Coca-Cola and Huiyuan: Explanation, theory, an attempt to rationalise?
May 09, 2009 | BY
clpstaff &clp articles &Zhan HaoGrandall Legal [email protected] the Ministry of Commerce (Mofcom) announced its decision to block the acquisition of Huiyuan Juice…
Zhan Hao
Grandall Legal Group
Since the Ministry of Commerce (Mofcom) announced its decision to block the acquisition of Huiyuan Juice Group by The Coca-Cola Company, the verdict has been subject to tremendous criticism from trade lawyers and economists worldwide. Some have argued that China appears willing to wield its Anti-monopoly Law (中华人民共和国反垄断法) (AML) to fend off foreign attempts at buying promising domestic firms (although Huiyuan was incorporated in the Cayman Islands), even when the resulting market concentration would not be excessive.
In an attempt to provide clarification of the final decision, Mofcom spokesman, Yao Jian, in an interview in the People's Daily, tried to flesh out the Ministry's rationale for rejecting the bid.
Yao stated that Mofcom took the following factors into consideration: market shares, market power, and the potential influence of the concentration on entry to the relevant market for consumers and other competitors and for competition as a whole. He also emphasised that the rejection was based solely on monopoly concerns, and not nationalism or protectionism as many members of the foreign media had suggested.
In his speech, Yao acknowledged the most crucial and difficult decision is how to define the relevant market. The definition of relevant market will have great impact on regulating concentrations. Generally speaking, when concentration is between undertakings in different relevant markets, there is no restriction on competition. Therefore, the concentration is not within the scope of the AML. The most common measure used to analyse and regulate concentration is the so-called structural approach, which takes the pre- and post-concentration market structure as its benchmarks. Under this approach, market shares and the concentration state of the market are two important indexes in evaluating whether a concentration will lead to restriction of competition. Theoretically speaking, two ways may be employed in defining the relevant market. The first is substitutability of demand from a consumers' perspective. In general, if consumers are more likely to buy B as a substitute of A, then competition exists between B and A: both belong to the same relevant market. The other way is substitutability of supply, from the suppliers' perspective. If suppliers of B can easily offer a closely-related product to A with little extra risk, then B and A belong to the same relevant market.
In the Coca-Cola and Huiyuan decision, as Yao addressed, two sub-sectors under the non-alcoholic beverage sector are present. These are the juice beverages and carbonated soft drinks sectors. The relevant market in this case is the juice beverage market.

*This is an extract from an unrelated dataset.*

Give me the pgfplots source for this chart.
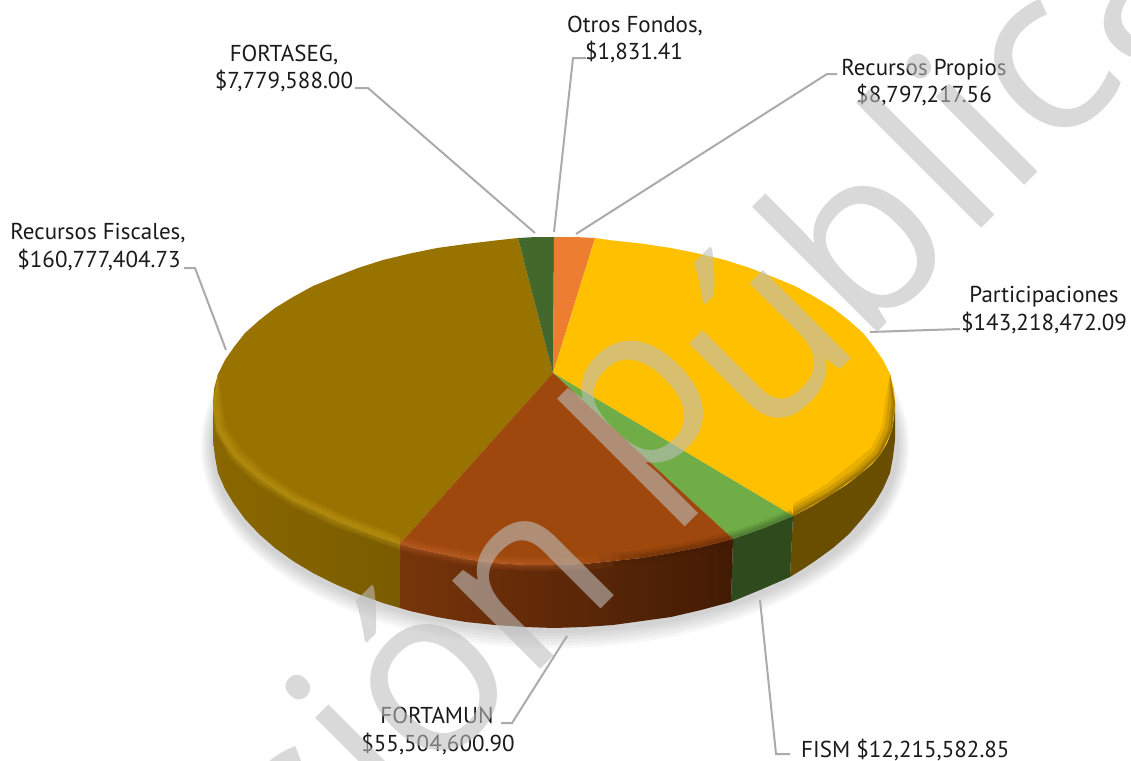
\documentclass[border=0pt]{standalone}
\usepackage{pgfplots}
\pgfplotsset{compat=1.18}
\usepackage{fontspec}
\setmainfont{PT Sans}
\newfontfamily\wm{Open Sans}
\definecolor{cFis}{HTML}{997300}
\definecolor{cBro}{HTML}{9E480E}
\definecolor{cGre}{HTML}{70AD47}
\definecolor{cYel}{HTML}{FFC000}
\definecolor{cOra}{HTML}{ED7D31}
\definecolor{cDgr}{HTML}{43682B}
\definecolor{lead}{HTML}{ABABAB}
\definecolor{txt}{HTML}{1A1A1A}
\definecolor{wmc}{HTML}{BEBEBE}
\definecolor{sYel}{HTML}{6A4E00}
\definecolor{sGre}{HTML}{2F4B1E}
\definecolor{sBroL}{HTML}{78350B}
\definecolor{sBroR}{HTML}{421B04}
\definecolor{sFisL}{HTML}{8A6800}
\definecolor{sFisR}{HTML}{7A5C00}
\definecolor{hFis}{HTML}{C89F18}
\definecolor{hBro}{HTML}{CC6A30}
\tikzset{lab/.style={anchor=base,text=txt,font=\fontsize{23}{25}\selectfont,inner sep=0pt},
 wml/.style={anchor=base,rotate=45,text=wmc,text opacity=.59,inner sep=0pt,font=\wm\fontsize{233}{233}\selectfont},
 leader/.style={draw=lead,line width=2pt,no markers}}
\begin{document}
\begin{tikzpicture}
\path[use as bounding box,clip] (0,0) rectangle (1131pt,760pt);
\begin{axis}[at={(0,0)},anchor=south west,scale only axis,width=1131pt,height=760pt,
 xmin=0,xmax=1131,ymin=0,ymax=760,y dir=reverse,hide axis,clip=false]
% soft shadow
\fill[black,opacity=.03] (axis cs:555,446) ellipse [x radius=354pt,y radius=202pt];
\fill[black,opacity=.03] (axis cs:555,446) ellipse [x radius=352pt,y radius=199pt];
\fill[black,opacity=.03] (axis cs:555,446) ellipse [x radius=350pt,y radius=196pt];
\fill[black,opacity=.03] (axis cs:555,446) ellipse [x radius=348pt,y radius=193pt];
\fill[black,opacity=.03] (axis cs:555,446) ellipse [x radius=346pt,y radius=190pt];
\fill[black,opacity=.03] (axis cs:555,446) ellipse [x radius=344pt,y radius=187pt];
% side faces
\addplot[draw=none,fill=sYel,no markers] coordinates {(895,403)(894,417)(892,430)(887,443)(880,455)(871,465)(860,474)(846,485)(830,495)(812,506)(793,516)(790,577)(803,569)(815,561)(833,548)(849,534)(862,519)(874,504)(883,489)(890,473)(893,457)(895,440)} --cycle;
\addplot[draw=none,fill=sGre,no markers] coordinates {(793,516)(764,528)(733,539)(731,602)(760,590)(790,577)} --cycle;
\addplot[draw=none,left color=sBroL,right color=sBroR,no markers] coordinates {(733,539)(702,547)(671,553)(642,558)(613,561)(584,564)(554,565)(525,565)(495,563)(466,559)(437,553)(418,549)(400,544)(400,608)(410,611)(437,617)(466,622)(495,625)(525,627)(554,628)(584,627)(613,625)(642,621)(671,617)(701,610)(731,602)} --cycle;
\addplot[draw=none,left color=sFisL,right color=sFisR,no markers] coordinates {(400,544)(370,534)(340,522)(316,511)(293,500)(275,489)(259,478)(246,467)(234,455)(225,443)(218,430)(214,417)(213,403)(213,440)(215,457)(218,473)(225,489)(234,504)(245,519)(259,534)(275,548)(293,561)(313,573)(335,584)(358,594)(383,603)(400,608)} --cycle;
% top faces
\addplot[draw=none,fill=cFis,no markers] coordinates {(553,373)(400,544)(370,534)(340,522)(316,511)(293,500)(275,489)(259,478)(246,467)(234,455)(225,443)(218,430)(214,417)(213,403)(214,389)(218,374)(225,360)(234,347)(245,333)(259,320.5)(275,308)(293,297)(313,286)(335,277)(358,268)(383,260)(410,253.5)(437,248)(466,244)(495,240.5)(518,238)} --cycle;
\addplot[draw=none,fill=cDgr,no markers] coordinates {(553,373)(518,238)(536,237)(554,237)} --cycle;
\addplot[draw=none,fill=cOra,no markers] coordinates {(553,373)(554,237)(575,237)(595,238)} --cycle;
\addplot[draw=none,fill=cYel,no markers] coordinates {(553,373)(595,238)(613,240.5)(642,243.6)(671,248)(698,253.5)(725,260)(750,268)(773,277)(795,286)(815,297)(833,308)(849,320.5)(863,333)(874,347)(883,360)(890,374)(894,389)(895,403)(894,417)(892,430)(887,443)(880,455)(871,465)(860,474)(846,485)(830,495)(812,506)(793,516)} --cycle;
\addplot[draw=none,fill=cGre,no markers] coordinates {(553,373)(793,516)(764,528)(733,539)} --cycle;
\addplot[draw=none,fill=cBro,no markers] coordinates {(553,373)(733,539)(702,547)(671,553)(642,558)(613,561)(584,564)(554,565)(525,565)(495,563)(466,559)(437,553)(418,549)(400,544)} --cycle;
% bevel along the rim
\addplot[draw=none,fill=hFis,opacity=.17,no markers] coordinates {(218,374)(213,403)(216,432)(230,458)(255,483)(290,505)(338,528)(400,550)(400,536)(344,515)(298,494)(265,472)(241,449)(226,427)(222,403)} --cycle;
\addplot[draw=none,fill=hFis,opacity=.17,no markers] coordinates {(218,374)(213,403)(215,431)(231,457)(256,481)(291,503)(338,526)(400,548)(400,538)(343,517)(296,495)(263,473)(239,451)(224,428)(220,403)} --cycle;
\addplot[draw=none,fill=hFis,opacity=.17,no markers] coordinates {(218,374)(213,403)(216,431)(232,456)(258,480)(292,502)(339,524)(400,546)(400,540)(342,518)(295,497)(262,475)(237,453)(222,429)(218,403)} --cycle;
\addplot[draw=none,fill=hFis,opacity=.17,no markers] coordinates {(218,374)(213,403)(218,430)(234,455)(259,478)(293,500)(340,522)(400,544)(400,542)(341,520)(294,498)(260,476)(236,454)(220,429)(216,403)} --cycle;
\addplot[draw=hBro,line width=14pt,opacity=.1,no markers] coordinates {(400,543)(418,548)(437,552)(466,558)(495,562)(525,564)(554,564)(584,563)(613,560)};
\addplot[draw=hBro,line width=10pt,opacity=.12,no markers] coordinates {(400,543)(418,548)(437,552)(466,558)(495,562)(525,564)(554,564)(584,563)};
\addplot[draw=hBro,line width=6pt,opacity=.15,no markers] coordinates {(400,543)(418,548)(437,552)(466,558)(495,562)(525,564)(554,564)};
\addplot[draw=hBro,line width=3pt,opacity=.15,no markers] coordinates {(400,543)(418,548)(437,552)(466,558)(495,562)(525,564)};
\addplot[draw=sBroR,line width=14pt,opacity=.1,no markers] coordinates {(600,562)(613,560)(642,557)(671,552)(702,546)(733,538)};
\addplot[draw=sBroR,line width=8pt,opacity=.15,no markers] coordinates {(620,559)(642,557)(671,552)(702,546)(733,538)};
\addplot[draw=sBroR,line width=4pt,opacity=.15,no markers] coordinates {(640,557)(671,552)(702,546)(733,538)};
\addplot[draw=sGre,line width=12pt,opacity=.15,no markers] coordinates {(733,538)(764,527)(793,515)};
\addplot[draw=sGre,line width=8pt,opacity=.15,no markers] coordinates {(733,538)(764,527)(793,515)};
\addplot[draw=sGre,line width=4pt,opacity=.2,no markers] coordinates {(733,538)(764,527)(793,515)};
\addplot[draw=none,fill=sYel,opacity=.15,no markers] coordinates {(890,374)(895,403)(892,430)(880,455)(860,474)(830,495)(793,516)(793,504)(825,485)(852,464)(871,448)(882,426)(885,403)} --cycle;
\addplot[draw=none,fill=sYel,opacity=.2,no markers] coordinates {(890,374)(895,403)(892,430)(880,455)(860,474)(830,495)(793,516)(793,507)(826,489)(855,469)(874,451)(885,428)(888,403)} --cycle;
\addplot[draw=none,fill=sYel,opacity=.22,no markers] coordinates {(890,374)(895,403)(892,430)(880,455)(860,474)(830,495)(793,516)(793,510)(828,492)(857,471)(877,453)(888,429)(891,403)} --cycle;
\addplot[draw=none,fill=sYel,opacity=.3,no markers] coordinates {(890,374)(895,403)(892,430)(880,455)(860,474)(830,495)(793,516)(793,513)(829,493)(859,472)(878,454)(890,429)(893,403)} --cycle;
% leaders
\addplot[leader] coordinates {(554,232)(573,58)(586,58)};
\addplot[leader] coordinates {(576,234)(827,74)(837,74)};
\addplot[leader] coordinates {(535,233)(368,88)(355,88)};
\addplot[leader] coordinates {(226,350)(195,268)(184,268)};
\addplot[leader] coordinates {(870,332)(960,329)};
\addplot[leader] coordinates {(760,600)(776,754)(790,754)};
\addplot[leader] coordinates {(567,636)(512,723)(501,723)};
% labels
\node[lab] at (axis cs:635,32) {Otros Fondos,};
\node[lab] at (axis cs:634,59) {\$1,831.41};
\node[lab] at (axis cs:924,75) {Recursos Propios};
\node[lab] at (axis cs:924,102) {\$8,797,217.56};
\node[lab] at (axis cs:1044,302) {Participaciones};
\node[lab] at (axis cs:1044,330) {\$143,218,472.09};
\node[lab] at (axis cs:284,61) {FORTASEG,};
\node[lab] at (axis cs:284,88) {\$7,779,588.00};
\node[lab] at (axis cs:98,239) {Recursos Fiscales,};
\node[lab] at (axis cs:99,267) {\$160,777,404.73};
\node[lab] at (axis cs:437,723) {FORTAMUN};
\node[lab] at (axis cs:438,751) {\$55,504,600.90};
\node[lab,anchor=base west] at (axis cs:801,757) {FISM\ \$12,215,582.85};
% watermark
\node[wml] at (axis cs:350,860) {s};
\node[wml] at (axis cs:410,800) {i};
\node[wml] at (axis cs:478.5,731.5) {ó};
\node[wml] at (axis cs:577,633) {n};
\node[wml] at (axis cs:681.5,451.5) {p};
\node[wml] at (axis cs:815,395) {ú};
\node[wml] at (axis cs:914,296) {b};
\node[wml] at (axis cs:988.5,221.5) {l};
\node[wml] at (axis cs:1031,179) {i};
\node[wml] at (axis cs:1092,118) {c};
\node[wml] at (axis cs:1177,33) {a};
\end{axis}
\end{tikzpicture}
\end{document}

Yao further explained that Coca-Cola already retained market dominance in the carbonated drinks sector, citing local industry association estimates that it holds 60.6% of the market. Huiyuan controls more than one-tenth of the Chinese fruit and vegetable juice market and has also gained great market power in the juice beverage market. Although there is not strong substitutability between the carbonated beverage and juice beverage markets, both are non-alcoholic drinks. On this basis the two sectors are closely intertwined markets. If the deal had gone through, Coca-Cola would have leveraged influence in the juice sector and could use its position to “transfer its dominance of the carbonate beverage market to the juice beverage market”. Additionally, he said, Coca-Cola could also take advantage of its dominant position to expand its profits through tie-in arrangements (bundling its carbonated beverage with a juice beverage), or with exclusive dealing conditions. If such were to occur, competitors would suffer, competition in the juice beverage market would be damaged and consumers would have to accept higher prices and fewer options.
However, Yao's speech did not cover how Coca-Cola would transfer its dominance of the carbonated beverage market to the juice beverage market. In theory, this would be impossible to explain in less than two pages, the length of the actual decision in Chinese characters. It is well accepted that the AML does not prohibit dominant market position itself; sometimes such a position is the result of fair competition. But the law does regulate those behaviours aimed at acquiring and abusing dominant market position. Even if Coca-Cola gained a dominant position in the juice beverage market, there are numerous well-functioning measures that could be used to ensure competition is protected. Overall, these absences are reasons behind the lack of persuasiveness in the decision, leading to further arguments as to whether this transaction should have been banned.